I'm no ethicist, but I enjoyed the lecture, which was on "Bioethics and the Common Good." Essentially, the idea was that she wants to integrate these two modes of thought more thoroughly than has been the case thus far, wondering whether a bioethics of the common good can make a difference in the world. Given the principles of Catholic Social Justice teaching, it seemed kind of like a no-brainer, but I gather that this has just not been the way bioethics has developed, particularly, I suppose, as the field really got started with the debate over "informed consent," which is more an individual matter. She noted that kind of difference in the emerging bioethics of Asia and Africa, where health care decisions are more often made on the family level, whereas in the U.S. it is more commonly individual decision and need that is primary. That's perhaps more a luxury that's possible in the U.S. with its wealth of medical resources, although her discussion of the common good had to note that the exclusion of 40 million people from health insurance--and thereby much of health care--is now a major political issue. But global inequities of health care resources are even more pronounced.
She was also making a point that the principle of subsidiarity should be added to common good thinking, but I'm having trouble remembering exactly how that would make an impact.... Drat my memory. But her challenge at the end was basically the same challenge that democracy as a whole is having to put to the electorate of the U.S.: she insisted that the biggest enemy of religious ethics today is not secularism, liberalism, conservatism, etc., but rather is apathy, that we can actually make a difference. Political self-interest, or realpolitik seems to overwhelm the potential of our small effort, but that effort is a part of the wider, international power of the Church. That's where, ultimately, the sound of our voice will be heard: in the Church's coming to speak on the matter.

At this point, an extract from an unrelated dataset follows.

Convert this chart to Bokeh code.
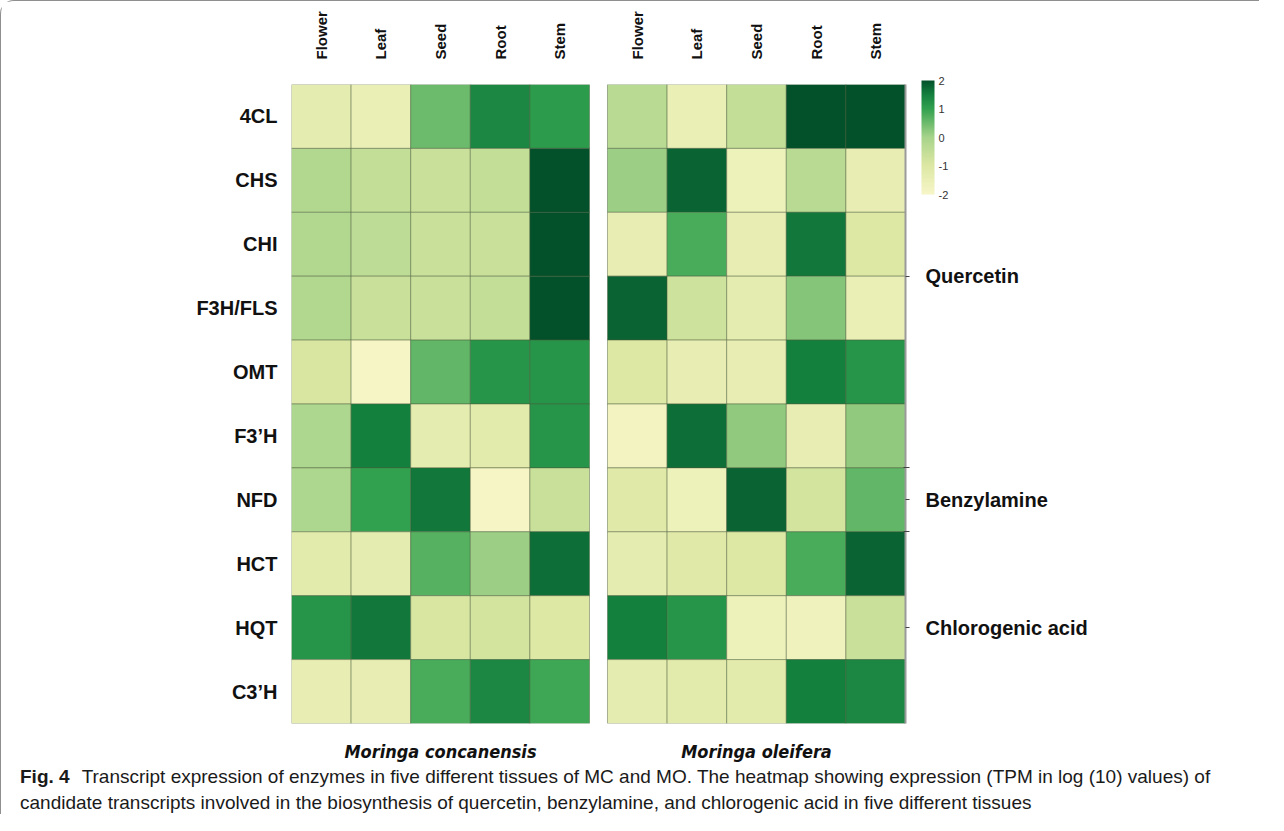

Anyway, it was all much more substantive than I'm recalling here, about moving past proportionalist thinking and all sorts of methodological business like that, but I'd have to dig in the printed lecture for that. We had a pleasant dinner afterward with her and about fifteen grad students. I made a few comments, but mostly tried to stay out of the way and let the students who knew the field ask the questions, but she was chatty and entertaining when we talked on our own, and encouraging about my interest in developing a more positive theology of the laity.